On their last day at the lake house, Lenny and his friends agree to a rematch against Dickie, Robideaux, Muzby, Tardio, and Malcolm. The game culminates in Lenny and Greg facing Dickie and his son, but Lenny misses the game-deciding shot. As the families watch the Fourth of July fireworks, Lenny tells Roxanne that he let Dickie's family win to get him off his case, and felt that his own family needed to know what losing feels like. A drunken Marcus plays another game of arrow roulette, and the crowd flees in panic. Trapped in a full-body cast, Wiley is struck in the foot by the arrow.

Cast

Production 

Sandler, Rock, Schneider, and Spade met when they all joined the cast of Saturday Night Live in the 1990–1991 season; supporting cast members Colin Quinn, Rudolph, Tim Meadows, and Norm Macdonald have also been SNL cast members.

Filming commenced in Essex County, Massachusetts, in August 2009. Chebacco Lake was used to portray the fictional Amoskeag Lake where the Earnshaw family's lake house setting was. Woodman's of Essex was used for the restaurant "Woodman's Eat in the Rough.
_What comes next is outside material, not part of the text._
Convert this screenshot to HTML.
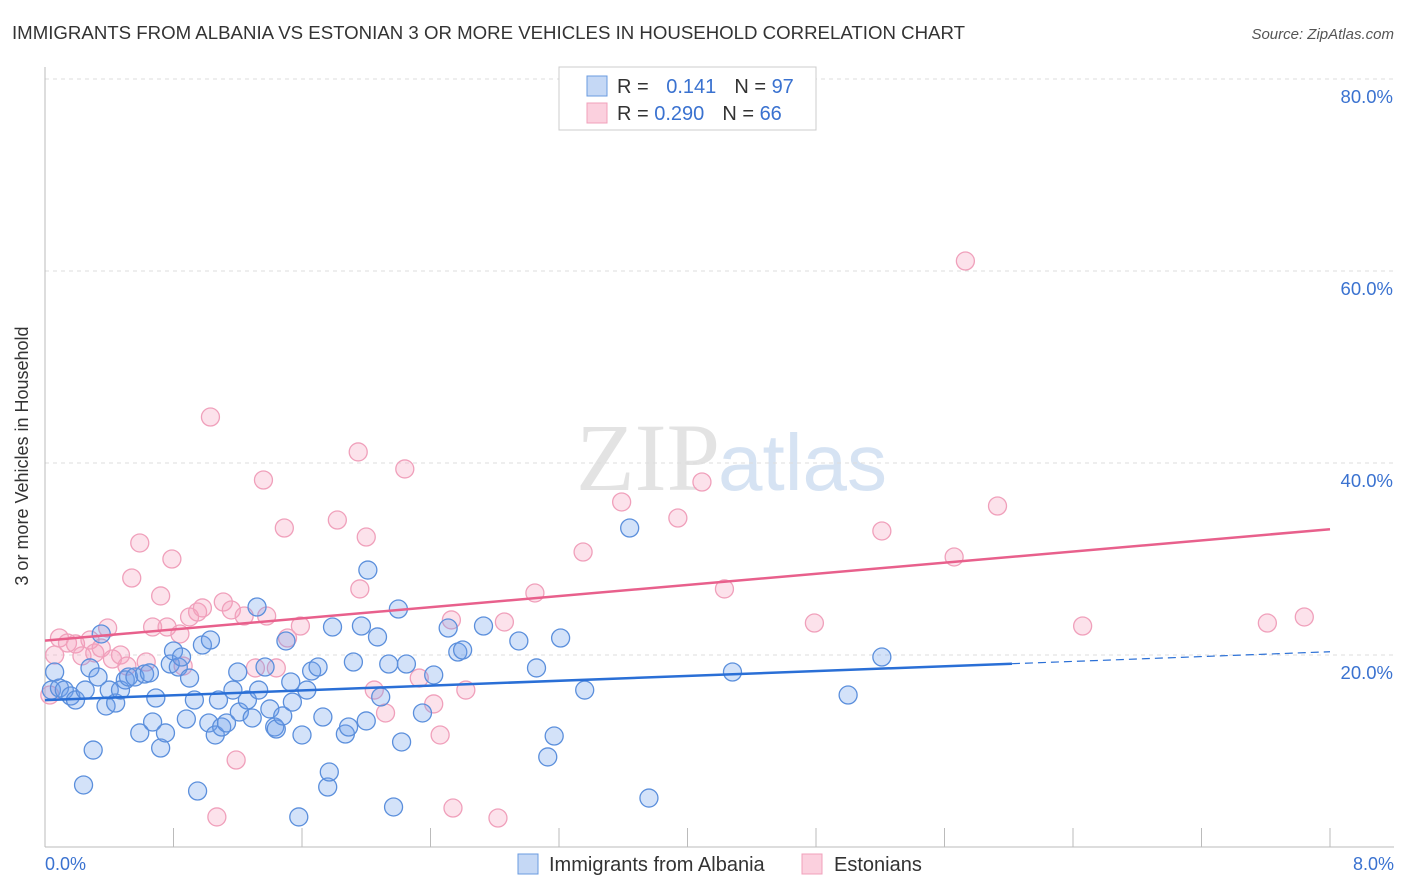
<!DOCTYPE html>
<html><head><meta charset="utf-8"><style>
body{margin:0;background:#fff;font-family:"Liberation Sans",sans-serif;}
svg{display:block}
</style></head><body>
<svg id="c" width="1406" height="892" xmlns="http://www.w3.org/2000/svg">
<text x="12" y="39" font-size="18" fill="#333" textLength="953" lengthAdjust="spacingAndGlyphs">IMMIGRANTS FROM ALBANIA VS ESTONIAN 3 OR MORE VEHICLES IN HOUSEHOLD CORRELATION CHART</text>
<text x="1394" y="39" font-size="15" fill="#555" font-style="italic" text-anchor="end">Source: ZipAtlas.com</text>
<text x="720" y="490" font-size="96" fill="#e3e3e3" text-anchor="end" font-family="Liberation Serif,serif">ZIP</text>
<text x="718" y="490" font-size="80" fill="#d6e3f3">atlas</text>
<g id="grid"></g><g id="axes"></g><g id="pts"></g><g id="trend"></g>
<text x="28" y="456" font-size="18" fill="#333" text-anchor="middle" transform="rotate(-90 28 456)">3 or more Vehicles in Household</text>
<text x="45" y="870" font-size="18" fill="#3a72d0">0.0%</text>
<text x="1394" y="870" font-size="18" fill="#3a72d0" text-anchor="end">8.0%</text>
<g>
<rect x="559" y="67" width="257" height="63" fill="#fff" stroke="#ccc"/>
<rect x="587" y="76" width="20" height="20" fill="#c5d8f5" stroke="#6a9be0"/>
<rect x="587" y="103" width="20" height="20" fill="#fbd0de" stroke="#f0a0bb"/>
<text x="617" y="93" font-size="20" fill="#333">R = <tspan fill="#3a72d0" dx="12">0.141</tspan><tspan dx="18">N = </tspan><tspan fill="#3a72d0">97</tspan></text>
<text x="617" y="120" font-size="20" fill="#333">R = <tspan fill="#3a72d0">0.290</tspan><tspan dx="18">N = </tspan><tspan fill="#3a72d0">66</tspan></text>
</g>
<g>
<rect x="518" y="854" width="20" height="20" fill="#c5d8f5" stroke="#6a9be0"/>
<text x="549" y="871" font-size="20" fill="#333">Immigrants from Albania</text>
<rect x="802" y="854" width="20" height="20" fill="#fbd0de" stroke="#f0a0bb"/>
<text x="834" y="871" font-size="20" fill="#333">Estonians</text>
</g>
</svg>
<script>
const blueX=[0.04,0.06,0.09,0.12,0.16,0.19,0.25,0.28,0.24,0.30,0.33,0.35,0.38,0.40,0.44,0.47,0.50,0.52,0.56,0.59,0.62,0.65,0.67,0.69,0.72,0.75,0.78,0.80,0.83,0.85,0.88,0.90,0.93,0.95,0.98,1.02,1.03,1.06,1.08,1.10,1.13,1.17,1.20,1.21,1.26,1.29,1.32,1.33,1.37,1.40,1.43,1.44,1.48,1.50,1.53,1.54,1.58,1.60,1.63,1.66,1.70,1.73,1.76,1.77,1.79,1.87,1.89,1.92,1.97,2.00,2.01,2.07,2.09,2.14,2.20,2.22,2.25,2.17,2.35,2.42,2.51,2.57,2.60,2.73,2.95,3.06,3.13,3.17,3.21,3.36,3.64,3.76,4.28,5.00,5.21];
const blueY=[16.35,18.23,16.56,16.35,15.73,15.31,16.35,18.65,6.46,10.10,17.71,22.19,14.69,16.35,15.0,16.35,17.40,17.71,17.71,11.88,18.02,18.13,13.02,15.52,10.31,11.88,19.06,20.42,18.75,19.79,13.33,17.60,15.31,5.83,21.04,12.92,21.56,11.67,15.31,12.5,12.92,16.35,18.23,14.06,15.31,13.44,25.0,16.35,18.75,14.38,12.5,12.29,13.65,21.46,17.19,15.10,3.13,11.67,16.35,18.33,18.75,13.54,6.25,7.81,22.92,11.77,12.5,19.27,23.02,13.13,28.85,21.88,15.63,19.06,24.79,10.94,19.06,4.17,13.96,17.92,22.81,20.31,20.52,23.02,21.46,18.65,9.38,11.56,21.77,16.35,33.23,5.10,18.23,15.83,19.79];
const pinkX=[0.03,0.06,0.09,0.14,0.19,0.23,0.28,0.31,0.35,0.39,0.42,0.47,0.51,0.54,0.59,0.63,0.67,0.72,0.76,0.79,0.84,0.86,0.90,0.95,0.98,1.03,1.07,1.11,1.16,1.19,1.24,1.31,1.36,1.38,1.44,1.49,1.51,1.59,1.82,1.95,1.96,2.00,2.05,2.12,2.24,2.33,2.42,2.46,2.53,2.54,2.62,2.82,2.86,3.05,3.35,3.59,3.94,4.09,4.23,4.79,5.21,5.66,5.73,5.93,6.46,7.61,7.84];
const pinkY=[15.83,20.0,21.77,21.25,21.15,19.90,21.56,20.21,20.73,22.81,19.58,20.0,18.85,28.02,31.67,19.27,22.92,26.15,22.92,30.0,22.19,18.85,23.96,24.48,24.90,44.79,3.13,25.52,24.69,9.06,24.06,18.65,38.23,24.06,18.65,33.23,21.77,23.02,34.06,41.15,26.88,32.29,16.35,13.96,39.38,17.60,14.90,11.67,23.65,4.06,16.35,3.02,23.44,26.46,30.73,35.94,34.27,38.02,26.88,23.33,32.92,30.21,61.04,35.52,23.02,23.33,23.96];
const yTicks=[20,40,60,80];
const xTicks=[0,0.8,1.6,2.4,3.2,4.0,4.8,5.6,6.4,7.2,8.0];
const blueTrend=[15.3,0.63];
const pinkTrend=[21.5,1.45];
const NS="http://www.w3.org/2000/svg";
const sx=v=>45+v*1285/8, sy=v=>847-v*9.6;
function mk(tag,attrs,parent){const e=document.createElementNS(NS,tag);for(const k in attrs)e.setAttribute(k,attrs[k]);parent.appendChild(e);return e;}
const grid=document.getElementById('grid'),axes=document.getElementById('axes'),pts=document.getElementById('pts'),tr=document.getElementById('trend');
yTicks.forEach(t=>{
 const l=mk('line',{x1:45,x2:1394,y1:sy(t),y2:sy(t),stroke:'#ddd','stroke-dasharray':'4,4'},grid);
 
 
 const tx=mk('text',{x:1393,y:sy(t)+24,'font-size':18.5,fill:'#3a72d0','text-anchor':'end'},grid);
 tx.textContent=t.toFixed(1)+'%';
 
 
});
const ya=mk('line',{x1:45,x2:45,y1:67,y2:847,stroke:'#bbb'},axes);


const xa=mk('line',{x1:45,x2:1394,y1:847,y2:847,stroke:'#bbb'},axes);


xTicks.forEach(t=>{
 const l=mk('line',{x1:sx(t),x2:sx(t),y1:828,y2:847,stroke:'#bbb'},axes);
 
 
});
function drawPts(X,Y,fill,stroke,name){
 X.forEach((x,i)=>{
  const c=mk('circle',{cx:sx(x),cy:sy(Y[i]),r:9,fill:fill,stroke:stroke,'stroke-width':1.3},pts);
  
  
 });
}
drawPts(pinkX,pinkY,'rgba(244,160,190,0.3)','#f0a0bb','point-estonians');
drawPts(blueX,blueY,'rgba(110,160,235,0.3)','#5b8fdc','point-albania');
const bEnd=6.02;
const b1=mk('line',{x1:sx(0),y1:sy(blueTrend[0]),x2:sx(bEnd),y2:sy(blueTrend[0]+blueTrend[1]*bEnd),stroke:'#2a6fd6','stroke-width':2.5},tr);


const b2=mk('line',{x1:sx(bEnd),y1:sy(blueTrend[0]+blueTrend[1]*bEnd),x2:sx(8),y2:sy(blueTrend[0]+blueTrend[1]*8),stroke:'#2a6fd6','stroke-width':1.2,'stroke-dasharray':'8,5'},tr);


const p1=mk('line',{x1:sx(0),y1:sy(pinkTrend[0]),x2:sx(8),y2:sy(pinkTrend[0]+pinkTrend[1]*8),stroke:'#e8608c','stroke-width':2.5},tr);


</script>
</body></html>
Water Wizz was also used for the water park scene.

Release

Box office 
Grown Ups grossed $162 million in the United States and $109.4 million in other territories for a worldwide gross of $271.4 million against a production budget of $80 million. Grown Ups surpassed Click to become Sandler's highest-grossing film worldwide. Happy with the gross, Adam Sandler showed his appreciation by buying brand-new Maserati sports cars for his four co-stars.

Critical response 
On Rotten Tomatoes, Grown Ups has an approval rating of 11% based on 169 reviews and an average rating of 3.5/10. The site's critical consensus reads, "Grown Ups cast of comedy vets is amiable, but they're let down by flat direction and the scattershot, lowbrow humor of a stunted script." On Metacritic, the film has a score of 30 out of 100 based on 32 reviews, indicating "generally unfavorable reviews". Audiences polled by CinemaScore gave the film an average grade of "B" on an A+ to F scale.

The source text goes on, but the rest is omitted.